Je suis très impatient de connaître votre avis sur les poèmes de Georges Schehadé, ces frêles cristaux, ces sons étranges arrachés par la plus fine aiguille d’acier du fond d’un sillon d’ébonite, sur un disque qui tourne avec le système solaire.

Je quitte la Bretagne vers le 15 septembre. Après quoi, Flandres, Lorraine, Alsace, Auvergne. Je serai à Paris en octobre, où j’aurai, j’espère, le plaisir si longtemps attendu de vous voir.

Croyez à ma très vive & très fidèle amitié.
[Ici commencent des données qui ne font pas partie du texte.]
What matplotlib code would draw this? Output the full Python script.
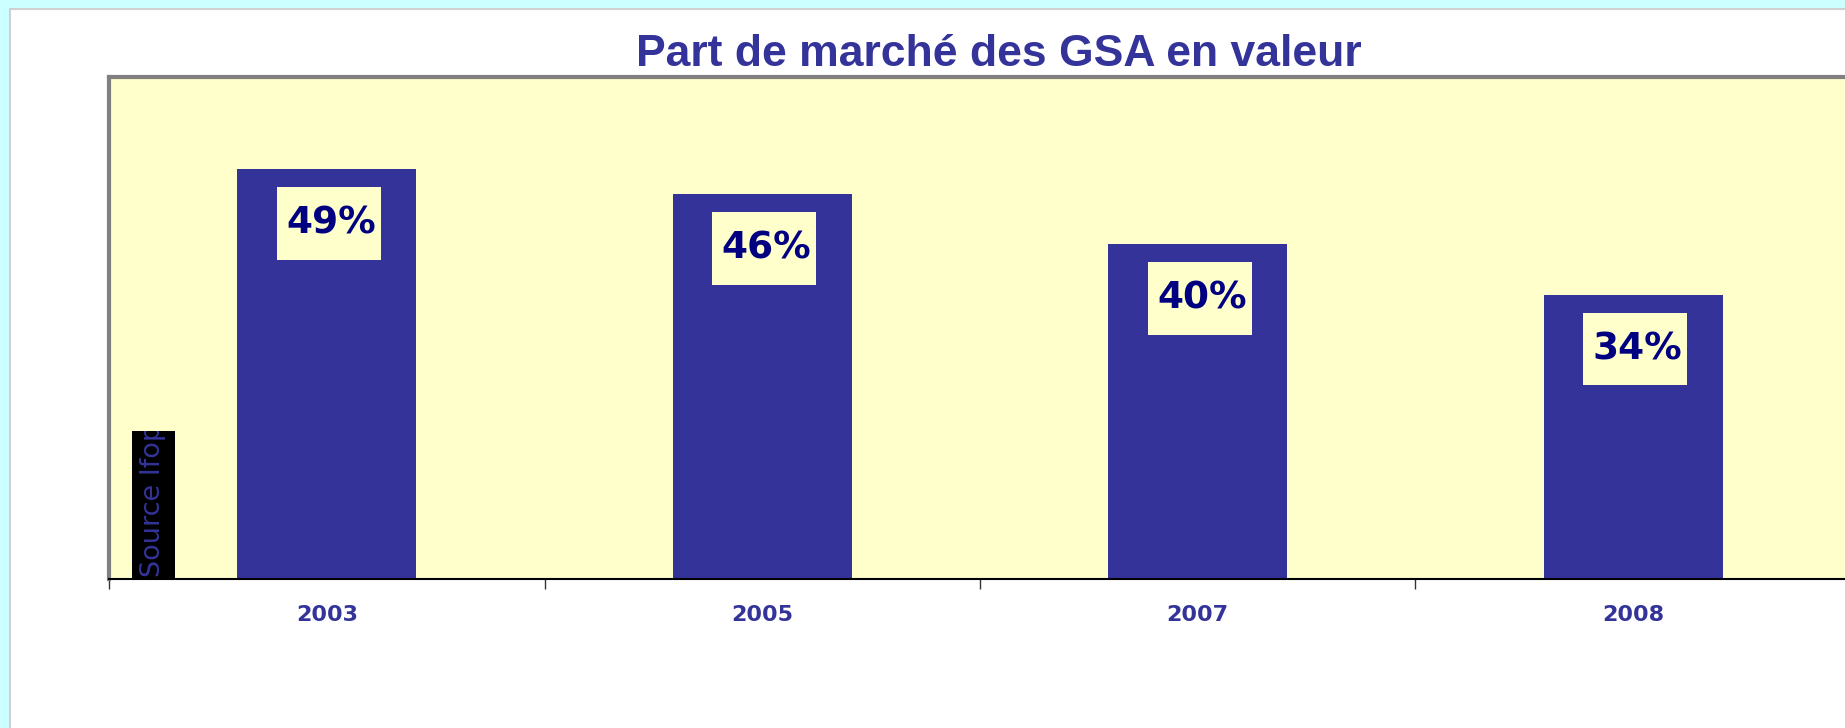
import matplotlib
matplotlib.use("Agg")
import matplotlib.pyplot as plt
from matplotlib.patches import Rectangle

# --Data--
years = ["2003", "2005", "2007", "2008"]
shares = [49, 46, 40, 34]
labels = ["49%", "46%", "40%", "34%"]
title = "Part de marché des GSA en valeur"
source = "Source Ifop"

barColor = "#333399"
plotBg = "#FFFFCC"

fig = plt.figure(figsize=(18.45, 7.28), dpi=100)
fig.patch.set_facecolor("#CCFFFF")

# white chart panel with light grey border
fig.patches.append(Rectangle((10 / 1845, -0.01), 1.0, (728 - 9) / 728 + 0.01,
                             transform=fig.transFigure, facecolor="white",
                             edgecolor="#D0D0D0", lw=1.5, zorder=-1))

ax = fig.add_axes([109 / 1845, 149 / 728, 1742 / 1845, 502 / 728])
ax.set_facecolor(plotBg)

x = list(range(len(years)))
ax.bar(x, shares, width=0.41, color=barColor, zorder=2)

ax.set_xlim(-0.5, len(years) - 0.5)
ax.set_ylim(0, 60)

# value labels in light boxes
boxW = 104 / 435.5
boxH = 73 / 8.37
for i, v in enumerate(shares):
    top = v - 18 / 8.37
    ax.add_patch(Rectangle((i + 0.005 - boxW / 2, top - boxH), boxW, boxH,
                           facecolor=plotBg, edgecolor="none", zorder=3))
    ax.text(i + 0.01, top - boxH / 2, labels[i], ha="center", va="center",
            fontsize=27, fontweight="bold", color="#000080",
            family="DejaVu Sans", zorder=4)

# "Source Ifop" black tag; the text runs past the top and is cut off there
tagX0, tagW, tagH = 23 / 1742, 43 / 1742, 148 / 502
ax.add_patch(Rectangle((tagX0, 0), tagW, tagH, transform=ax.transAxes,
                       facecolor="black", edgecolor="none", zorder=3))
ax.text(tagX0 + tagW / 2, 0.004, source, transform=ax.transAxes,
        rotation=90, ha="center", va="bottom", fontsize=19.5,
        color=barColor, family="DejaVu Sans", zorder=4)
# cover the overflow above the tag
ax.add_patch(Rectangle((tagX0 - 0.002, tagH), tagW + 0.004, 0.12,
                       transform=ax.transAxes, facecolor=plotBg,
                       edgecolor="none", zorder=5))

# axes styling
ax.set_xticks(x, years)
ax.set_xticks([i - 0.5 for i in range(len(years) + 1)], minor=True)
ax.tick_params(axis="x", which="major", length=0, pad=19)
ax.tick_params(axis="x", which="minor", length=7, width=1, color="#333333",
               direction="out")
for lab in ax.get_xticklabels():
    lab.set_fontsize(16)
    lab.set_fontweight("bold")
    lab.set_color(barColor)
    lab.set_family("DejaVu Sans")
ax.set_yticks([])

ax.spines["left"].set_color("#808080")
ax.spines["left"].set_linewidth(3)
ax.spines["top"].set_color("#808080")
ax.spines["top"].set_linewidth(3)
ax.spines["bottom"].set_color("black")
ax.spines["bottom"].set_linewidth(1.5)
ax.spines["right"].set_visible(False)

fig.text(999 / 1845, 0.909, title, ha="center", va="baseline",
         fontsize=32, fontweight="bold", color=barColor,
         family="Liberation Sans")

fig.savefig("out.png", dpi=100, facecolor=fig.get_facecolor())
Max Jacob, poursuivi par le ressentiment de Saturne vient d’être jeté à bas d’une auto sur les pentes Sud de la Montagne Noire. Voyez vous notre cher Mage pantelant sur un fond de bitume. Max aime autant les autos que les autos l’aiment peu. Je l’ai vu donner un merveilleux dessin à un tabellion pour obtenir d’être emmené en auto au Pardon de Sainte Anne. Saturne a beau jeu avec de telles imprudences

Dernière heure. Un messager que j’avais dépêché à mobylette m’apporte la nouvelle que Max doit rester 40 jours au lit et ne reçoit visite de personne – Sauf, je pense, de Dieu et de ses saints.